Copy from the first line below down to and including the line with "(8,10) -- (8,702);". Skip the pictures.

## GIVEN MATERIAL
- - -

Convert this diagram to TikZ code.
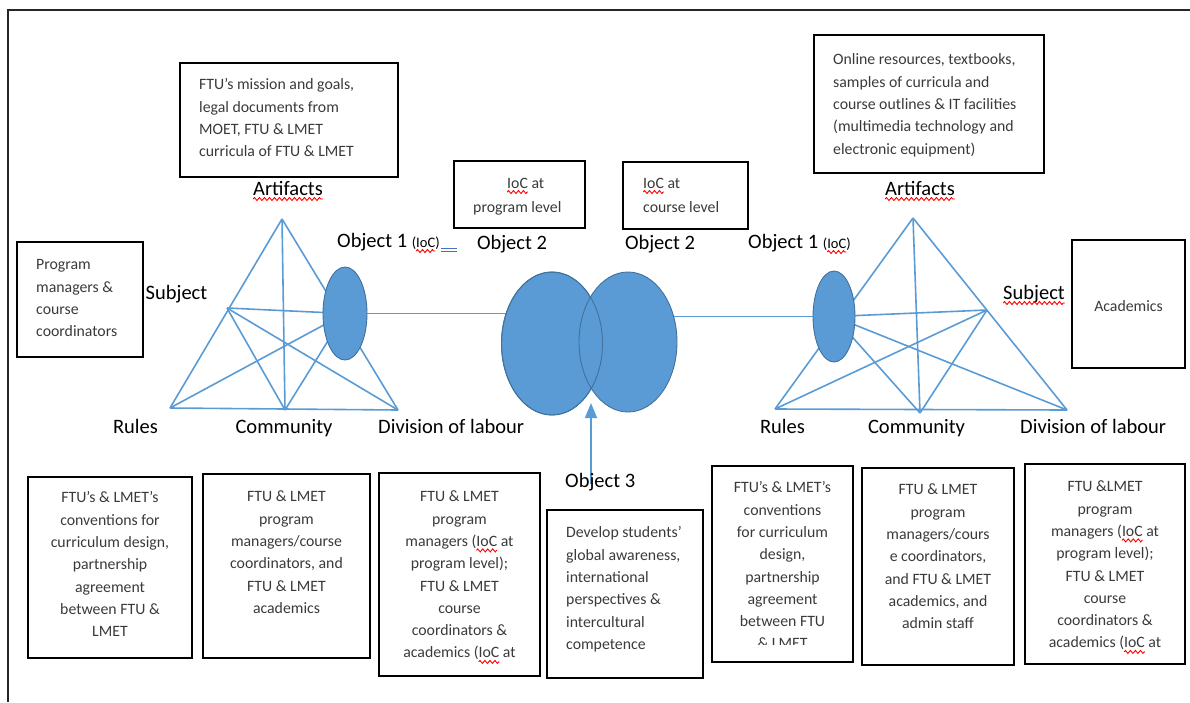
\documentclass[tikz,border=0pt]{standalone}
\usepackage{fontspec}
\setmainfont{Carlito}
\usetikzlibrary{shapes.geometric,arrows.meta,decorations.pathmorphing}

\definecolor{lineblue}{HTML}{5B9BD5}
\definecolor{fillblue}{HTML}{5B9BD5}
\definecolor{edgeblue}{HTML}{41719C}
\definecolor{txtgray}{HTML}{3A3A3A}
\definecolor{spellblue}{HTML}{4472C4}

% word with a red wavy underline (spell-check mark)
\newcommand\wavy[1]{\tikz[baseline=(w.base)]{%
  \node[inner sep=0pt, outer sep=0pt, draw=none, fill=none, anchor=base] (w) at (0,0) {#1};%
  \draw[overlay, red, line width=0.9pt, decorate,
        decoration={zigzag, amplitude=1.5pt, segment length=5pt}]
    ([yshift=-4pt]w.base west) -- ([yshift=-4pt]w.base east);}}

\tikzset{
  tri/.style={draw=lineblue, line width=1.6pt},
  box/.style={draw=black, line width=1.4pt, inner sep=0pt, outer sep=0pt},
  btext/.style={inner sep=0pt, text=txtgray, font=\fontsize{15.8}{22.3}\selectfont},
  lbl/.style={inner sep=0pt, text=black, font=\fontsize{20.5}{24}\selectfont},
  blob/.style={ellipse, fill=fillblue, draw=edgeblue, line width=0.9pt, inner sep=0pt, outer sep=0pt},
  rim/.style={ellipse, draw=edgeblue, line width=0.9pt, inner sep=0pt, outer sep=0pt},
}
\newcommand\smallioc{\fontsize{14.5}{17}\selectfont}

\begin{document}
\begin{tikzpicture}[x=1pt,y=-1pt]
\useasboundingbox (0,0) rectangle (1190,702);

% frame
\draw[line width=1.5pt, black!85] (1190,10) -- (8,10) -- (8,702);

% text boxes
\node[box, minimum width=218pt, minimum height=114pt] (artL) at (289,120) {};
\node[box, minimum width=230pt, minimum height=138pt] (artR) at (929,104) {};
\node[box, minimum width=126pt, minimum height=115pt] (subjL) at (80,299.5) {};
\node[box, minimum width=113pt, minimum height=128pt] (subjR) at (1128.5,304) {};
\node[box, minimum width=131pt, minimum height=67pt] (ob2L) at (519.5,194.5) {};
\node[box, minimum width=125pt, minimum height=67pt] (ob2R) at (685.5,195.5) {};
\node[box, minimum width=164pt, minimum height=181pt] (rulL) at (110,567.5) {};
\node[box, minimum width=167pt, minimum height=184pt] (comL) at (286.5,566) {};
\node[box, minimum width=161pt, minimum height=203pt] (divL) at (459.5,574.5) {};
\node[box, minimum width=156pt, minimum height=168pt] (ob3) at (625,594) {};
\node[box, minimum width=141pt, minimum height=196pt] (rulR) at (782.5,564) {};
\node[box, minimum width=152pt, minimum height=197pt] (comR) at (938,566.5) {};
\node[box, minimum width=160pt, minimum height=200pt] (divR) at (1105,564) {};

% activity system vertices
\coordinate (aL) at (282,219);
\coordinate (sL) at (227,308);
\coordinate (rL) at (170,408);
\coordinate (cL) at (285,410);
\coordinate (dL) at (398,410);
\coordinate (oL) at (345,313.5);

\coordinate (aR) at (913,218);
\coordinate (sR) at (987,310);
\coordinate (rR) at (775,409);
\coordinate (cR) at (920,413);
\coordinate (dR) at (1067,410);
\coordinate (oR) at (834,316.5);

\coordinate (bL) at (552,343.5);
\coordinate (bR) at (628,342);

% left triangle
\draw[tri] (aL) -- (rL);
\draw[tri] (aL) -- (dL);
\draw[tri] (rL) -- (dL);
\draw[tri] (aL) -- (cL);
\draw[tri] (sL) -- (oL);
\draw[tri] (sL) -- (cL);
\draw[tri] (sL) -- (dL);
\draw[tri] (rL) -- (oL);
\draw[tri] (cL) -- (oL);

% right triangle
\draw[tri] (aR) -- (rR);
\draw[tri] (aR) -- (dR);
\draw[tri] (rR) -- (dR);
\draw[tri] (aR) -- (cR);
\draw[tri] (oR) -- (sR);
\draw[tri] (oR) -- (cR);
\draw[tri] (oR) -- (dR);
\draw[tri] (sR) -- (rR);
\draw[tri] (sR) -- (cR);

% links between objects
\draw[tri] (oL) -- (oL -| bL);
\draw[tri] (oR) -- (oR -| bR);

% object ellipses
\node[blob, minimum width=44pt, minimum height=93pt] (objL) at (oL) {};
\node[blob, minimum width=42pt, minimum height=91pt] (objR) at (oR) {};
\node[blob, minimum width=101pt, minimum height=143pt] (obj2L) at (bL) {};
\node[blob, minimum width=98pt, minimum height=140pt] (obj2R) at (bR) {};
\node[rim, minimum width=101pt, minimum height=143pt] (obj2Lrim) at (bL) {};

% arrow from Object 3
\coordinate (o3foot) at (591,484);
\coordinate (o3tip) at (591,403);
\draw[lineblue, line width=1.5pt, -{Triangle[length=15pt,width=12pt]}] (o3foot) -- (o3tip);

% labels
\node[lbl, anchor=base] (tArtL) at (288,195) {\wavy{Artifacts}};
\node[lbl, anchor=base] (tArtR) at (920,195) {\wavy{Artifacts}};
\node[lbl, anchor=base] (tSubL) at (176.5,299) {Subject};
\node[lbl, anchor=base] (tSubR) at (1034,299) {\wavy{Subject}};
\node[lbl, anchor=base west] (tOb1L) at (337,247) {Object 1 {\smallioc(\wavy{IoC})}};
\node[lbl, anchor=base west] (tOb1R) at (748,248) {Object 1 {\smallioc(\wavy{IoC})}};
\node[lbl, anchor=base] (tOb2L) at (512,249) {Object 2};
\node[lbl, anchor=base] (tOb2R) at (660,249) {Object 2};
\node[lbl, anchor=base] (tRulL) at (135.5,433) {Rules};
\node[lbl, anchor=base] (tComL) at (284,433) {Community};
\node[lbl, anchor=base west] (tDivL) at (378,433) {Division of labour};
\node[lbl, anchor=base] (tRulR) at (782.5,433) {Rules};
\node[lbl, anchor=base] (tComR) at (916.5,433) {Community};
\node[lbl, anchor=base west] (tDivR) at (1020,433) {Division of labour};
\node[lbl, anchor=base west] (tOb3) at (565,487) {Object 3};

% blue double underline after the left (IoC)
\draw[spellblue, line width=0.8pt] (441,248) -- (457,248) (441,251.5) -- (457,251.5);

% box texts
\node[btext, anchor=north west, align=left] (xArtL) at (199,74)
  {\strut FTU’s mission and goals,\\legal documents from\\MOET, FTU \& LMET\\curricula of FTU \& LMET};
\node[btext, anchor=north west, align=left] (xArtR) at (833,49)
  {\strut Online resources, textbooks,\\samples of curricula and\\course outlines \& IT facilities\\(multimedia technology and\\electronic equipment)};
\node[btext, anchor=north west, align=left] (xSubL) at (36,254)
  {\strut Program\\managers \&\\course\\coordinators};
\node[btext, anchor=center] (xSubR) at (1128.5,306) {Academics};
\node[btext, anchor=north west, align=left, font=\fontsize{15.8}{24}\selectfont] (xOb2L) at (473,171)
  {\strut\hspace*{34pt}\wavy{IoC} at\\program level};
\node[btext, anchor=north west, align=left, font=\fontsize{15.8}{24}\selectfont] (xOb2R) at (643,171)
  {\strut\wavy{IoC} at\\course level};

\node[btext, anchor=north, align=center] (xRulL) at (110,487)
  {\strut FTU’s \& LMET’s\\conventions for\\curriculum design,\\partnership\\agreement\\between FTU \&\\LMET};
\node[btext, anchor=north, align=center] (xComL) at (286.5,486)
  {\strut FTU \& LMET\\program\\managers/course\\coordinators, and\\FTU \& LMET\\academics};
\node[btext, anchor=north, align=center] (xDivL) at (459.5,486)
  {\strut FTU \& LMET\\program\\managers (\wavy{IoC} at\\program level);\\FTU \& LMET\\course\\coordinators \&\\academics (\wavy{IoC} at};
\node[btext, anchor=north west, align=left] (xOb3) at (566,522)
  {\strut Develop students’\\global awareness,\\international\\perspectives \&\\intercultural\\competence};
\begin{scope}
  \clip (712,466) rectangle (853,644);
  \node[btext, anchor=north, align=center] (xRulR) at (782.5,477)
    {\strut FTU’s \& LMET’s\\conventions\\for curriculum\\design,\\partnership\\agreement\\between FTU\\\& LMET};
\end{scope}
\node[btext, anchor=north, align=center] (xComR) at (938,479)
  {\strut FTU \& LMET\\program\\managers/cours\\e coordinators,\\and FTU \& LMET\\academics, and\\admin staff};
\node[btext, anchor=north, align=center] (xDivR) at (1105,476)
  {\strut FTU \&LMET\\program\\managers (\wavy{IoC} at\\program level);\\FTU \& LMET\\course\\coordinators \&\\academics (\wavy{IoC} at};

\end{tikzpicture}
\end{document}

- - -

## RESULT OF THIS EXERCISE
Convert this diagram to TikZ code.
\documentclass[tikz,border=0pt]{standalone}
\usepackage{fontspec}
\setmainfont{Carlito}
\usetikzlibrary{shapes.geometric,arrows.meta,decorations.pathmorphing}

\definecolor{lineblue}{HTML}{5B9BD5}
\definecolor{fillblue}{HTML}{5B9BD5}
\definecolor{edgeblue}{HTML}{41719C}
\definecolor{txtgray}{HTML}{3A3A3A}
\definecolor{spellblue}{HTML}{4472C4}

% word with a red wavy underline (spell-check mark)
\newcommand\wavy[1]{\tikz[baseline=(w.base)]{%
  \node[inner sep=0pt, outer sep=0pt, draw=none, fill=none, anchor=base] (w) at (0,0) {#1};%
  \draw[overlay, red, line width=0.9pt, decorate,
        decoration={zigzag, amplitude=1.5pt, segment length=5pt}]
    ([yshift=-4pt]w.base west) -- ([yshift=-4pt]w.base east);}}

\tikzset{
  tri/.style={draw=lineblue, line width=1.6pt},
  box/.style={draw=black, line width=1.4pt, inner sep=0pt, outer sep=0pt},
  btext/.style={inner sep=0pt, text=txtgray, font=\fontsize{15.8}{22.3}\selectfont},
  lbl/.style={inner sep=0pt, text=black, font=\fontsize{20.5}{24}\selectfont},
  blob/.style={ellipse, fill=fillblue, draw=edgeblue, line width=0.9pt, inner sep=0pt, outer sep=0pt},
  rim/.style={ellipse, draw=edgeblue, line width=0.9pt, inner sep=0pt, outer sep=0pt},
}
\newcommand\smallioc{\fontsize{14.5}{17}\selectfont}

\begin{document}
\begin{tikzpicture}[x=1pt,y=-1pt]
\useasboundingbox (0,0) rectangle (1190,702);

% frame
\draw[line width=1.5pt, black!85] (1190,10) -- (8,10) -- (8,702);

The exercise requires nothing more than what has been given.